• [TO DO] Your copy of the material must match it exactly, except that pictures are dropped.

• [GIVEN DATA]
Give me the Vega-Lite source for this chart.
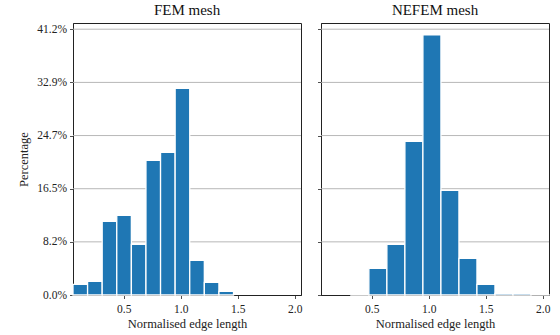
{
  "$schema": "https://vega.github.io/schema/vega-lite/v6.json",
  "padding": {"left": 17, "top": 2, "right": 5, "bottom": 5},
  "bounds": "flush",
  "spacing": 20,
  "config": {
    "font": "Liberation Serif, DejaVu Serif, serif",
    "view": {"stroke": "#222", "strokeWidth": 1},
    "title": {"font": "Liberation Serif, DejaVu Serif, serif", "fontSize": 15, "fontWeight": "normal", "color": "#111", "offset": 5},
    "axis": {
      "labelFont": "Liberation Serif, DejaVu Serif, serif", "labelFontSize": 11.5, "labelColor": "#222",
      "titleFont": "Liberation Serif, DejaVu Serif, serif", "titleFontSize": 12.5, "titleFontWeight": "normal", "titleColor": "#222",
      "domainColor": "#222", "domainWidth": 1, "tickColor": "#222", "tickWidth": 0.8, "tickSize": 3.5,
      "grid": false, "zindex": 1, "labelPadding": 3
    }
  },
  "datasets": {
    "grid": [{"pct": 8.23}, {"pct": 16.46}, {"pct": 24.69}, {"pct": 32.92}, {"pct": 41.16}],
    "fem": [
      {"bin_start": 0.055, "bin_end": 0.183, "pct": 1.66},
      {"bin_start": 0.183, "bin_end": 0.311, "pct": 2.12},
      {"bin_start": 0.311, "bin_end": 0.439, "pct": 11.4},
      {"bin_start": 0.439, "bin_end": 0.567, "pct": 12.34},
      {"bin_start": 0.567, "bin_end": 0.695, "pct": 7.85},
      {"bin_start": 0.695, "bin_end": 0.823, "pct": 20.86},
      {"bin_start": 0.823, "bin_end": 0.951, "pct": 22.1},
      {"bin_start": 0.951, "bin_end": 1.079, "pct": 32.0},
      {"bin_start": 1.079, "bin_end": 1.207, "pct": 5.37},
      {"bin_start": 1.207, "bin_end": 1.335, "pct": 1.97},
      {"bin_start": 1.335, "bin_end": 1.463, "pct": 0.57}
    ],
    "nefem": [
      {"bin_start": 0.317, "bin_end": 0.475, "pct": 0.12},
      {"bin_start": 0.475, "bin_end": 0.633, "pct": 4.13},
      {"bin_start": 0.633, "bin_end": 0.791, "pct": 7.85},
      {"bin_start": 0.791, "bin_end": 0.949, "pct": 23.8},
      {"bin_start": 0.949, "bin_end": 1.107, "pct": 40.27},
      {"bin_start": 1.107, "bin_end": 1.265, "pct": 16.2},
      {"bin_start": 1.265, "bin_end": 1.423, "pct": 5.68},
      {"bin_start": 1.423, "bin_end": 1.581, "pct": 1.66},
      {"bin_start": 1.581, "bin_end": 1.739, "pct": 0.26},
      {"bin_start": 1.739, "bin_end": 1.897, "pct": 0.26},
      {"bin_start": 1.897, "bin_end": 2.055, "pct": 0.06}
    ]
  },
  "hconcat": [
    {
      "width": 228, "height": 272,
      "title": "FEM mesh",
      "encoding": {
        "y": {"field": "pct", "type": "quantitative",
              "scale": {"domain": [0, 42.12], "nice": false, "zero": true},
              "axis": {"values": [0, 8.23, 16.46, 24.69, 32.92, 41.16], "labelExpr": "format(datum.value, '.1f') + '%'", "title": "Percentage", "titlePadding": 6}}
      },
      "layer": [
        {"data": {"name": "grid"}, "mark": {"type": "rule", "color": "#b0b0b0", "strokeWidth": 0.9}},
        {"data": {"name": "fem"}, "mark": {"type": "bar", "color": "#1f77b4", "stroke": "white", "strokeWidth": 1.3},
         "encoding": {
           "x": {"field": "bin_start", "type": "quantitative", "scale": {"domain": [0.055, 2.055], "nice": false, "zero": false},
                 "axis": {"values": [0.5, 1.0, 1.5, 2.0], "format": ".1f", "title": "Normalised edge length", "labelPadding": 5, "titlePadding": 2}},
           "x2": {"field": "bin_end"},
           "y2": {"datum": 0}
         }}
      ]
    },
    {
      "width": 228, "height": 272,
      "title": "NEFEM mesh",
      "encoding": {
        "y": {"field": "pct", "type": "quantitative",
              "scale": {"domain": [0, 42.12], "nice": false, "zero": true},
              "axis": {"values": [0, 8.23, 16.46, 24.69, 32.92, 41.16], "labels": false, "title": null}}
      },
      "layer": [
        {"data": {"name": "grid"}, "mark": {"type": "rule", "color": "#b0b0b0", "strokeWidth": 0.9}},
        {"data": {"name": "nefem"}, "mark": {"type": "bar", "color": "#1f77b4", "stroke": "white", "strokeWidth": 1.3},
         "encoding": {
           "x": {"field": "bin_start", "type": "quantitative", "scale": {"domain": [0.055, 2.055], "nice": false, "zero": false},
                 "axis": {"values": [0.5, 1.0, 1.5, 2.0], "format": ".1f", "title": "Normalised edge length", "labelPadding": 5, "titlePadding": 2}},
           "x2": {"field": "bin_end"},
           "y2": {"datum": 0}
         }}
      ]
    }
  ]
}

• [RESULT OF THE EXERCISE]
Give me the Vega-Lite source for this chart.
{
  "$schema": "https://vega.github.io/schema/vega-lite/v6.json",
  "padding": {"left": 17, "top": 2, "right": 5, "bottom": 5},
  "bounds": "flush",
  "spacing": 20,
  "config": {
    "font": "Liberation Serif, DejaVu Serif, serif",
    "view": {"stroke": "#222", "strokeWidth": 1},
    "title": {"font": "Liberation Serif, DejaVu Serif, serif", "fontSize": 15, "fontWeight": "normal", "color": "#111", "offset": 5},
    "axis": {
      "labelFont": "Liberation Serif, DejaVu Serif, serif", "labelFontSize": 11.5, "labelColor": "#222",
      "titleFont": "Liberation Serif, DejaVu Serif, serif", "titleFontSize": 12.5, "titleFontWeight": "normal", "titleColor": "#222",
      "domainColor": "#222", "domainWidth": 1, "tickColor": "#222", "tickWidth": 0.8, "tickSize": 3.5,
      "grid": false, "zindex": 1, "labelPadding": 3
    }
  },
  "datasets": {
    "grid": [{"pct": 8.23}, {"pct": 16.46}, {"pct": 24.69}, {"pct": 32.92}, {"pct": 41.16}],
    "fem": [
      {"bin_start": 0.055, "bin_end": 0.183, "pct": 1.66},
      {"bin_start": 0.183, "bin_end": 0.311, "pct": 2.12},
      {"bin_start": 0.311, "bin_end": 0.439, "pct": 11.4},
      {"bin_start": 0.439, "bin_end": 0.567, "pct": 12.34},
      {"bin_start": 0.567, "bin_end": 0.695, "pct": 7.85},
      {"bin_start": 0.695, "bin_end": 0.823, "pct": 20.86},
      {"bin_start": 0.823, "bin_end": 0.951, "pct": 22.1},
      {"bin_start": 0.951, "bin_end": 1.079, "pct": 32.0},
      {"bin_start": 1.079, "bin_end": 1.207, "pct": 5.37},
      {"bin_start": 1.207, "bin_end": 1.335, "pct": 1.97},
      {"bin_start": 1.335, "bin_end": 1.463, "pct": 0.57}
    ],
    "nefem": [
      {"bin_start": 0.317, "bin_end": 0.475, "pct": 0.12},
      {"bin_start": 0.475, "bin_end": 0.633, "pct": 4.13},
      {"bin_start": 0.633, "bin_end": 0.791, "pct": 7.85},
      {"bin_start": 0.791, "bin_end": 0.949, "pct": 23.8},
      {"bin_start": 0.949, "bin_end": 1.107, "pct": 40.27},
      {"bin_start": 1.107, "bin_end": 1.265, "pct": 16.2},
      {"bin_start": 1.265, "bin_end": 1.423, "pct": 5.68},
      {"bin_start": 1.423, "bin_end": 1.581, "pct": 1.66},
      {"bin_start": 1.581, "bin_end": 1.739, "pct": 0.26},
      {"bin_start": 1.739, "bin_end": 1.897, "pct": 0.26},
      {"bin_start": 1.897, "bin_end": 2.055, "pct": 0.06}
    ]
  },
  "hconcat": [
    {
      "width": 228, "height": 272,
      "title": "FEM mesh",
      "encoding": {
        "y": {"field": "pct", "type": "quantitative",
              "scale": {"domain": [0, 42.12], "nice": false, "zero": true},
              "axis": {"values": [0, 8.23, 16.46, 24.69, 32.92, 41.16], "labelExpr": "format(datum.value, '.1f') + '%'", "title": "Percentage", "titlePadding": 6}}
      },
      "layer": [
        {"data": {"name": "grid"}, "mark": {"type": "rule", "color": "#b0b0b0", "strokeWidth": 0.9}},
        {"data": {"name": "fem"}, "mark": {"type": "bar", "color": "#1f77b4", "stroke": "white", "strokeWidth": 1.3},
         "encoding": {
           "x": {"field": "bin_start", "type": "quantitative", "scale": {"domain": [0.055, 2.055], "nice": false, "zero": false},
                 "axis": {"values": [0.5, 1.0, 1.5, 2.0], "format": ".1f", "title": "Normalised edge length", "labelPadding": 5, "titlePadding": 2}},
           "x2": {"field": "bin_end"},
           "y2": {"datum": 0}
         }}
      ]
    },
    {
      "width": 228, "height": 272,
      "title": "NEFEM mesh",
      "encoding": {
        "y": {"field": "pct", "type": "quantitative",
              "scale": {"domain": [0, 42.12], "nice": false, "zero": true},
              "axis": {"values": [0, 8.23, 16.46, 24.69, 32.92, 41.16], "labels": false, "title": null}}
      },
      "layer": [
        {"data": {"name": "grid"}, "mark": {"type": "rule", "color": "#b0b0b0", "strokeWidth": 0.9}},
        {"data": {"name": "nefem"}, "mark": {"type": "bar", "color": "#1f77b4", "stroke": "white", "strokeWidth": 1.3},
         "encoding": {
           "x": {"field": "bin_start", "type": "quantitative", "scale": {"domain": [0.055, 2.055], "nice": false, "zero": false},
                 "axis": {"values": [0.5, 1.0, 1.5, 2.0], "format": ".1f", "title": "Normalised edge length", "labelPadding": 5, "titlePadding": 2}},
           "x2": {"field": "bin_end"},
           "y2": {"datum": 0}
         }}
      ]
    }
  ]
}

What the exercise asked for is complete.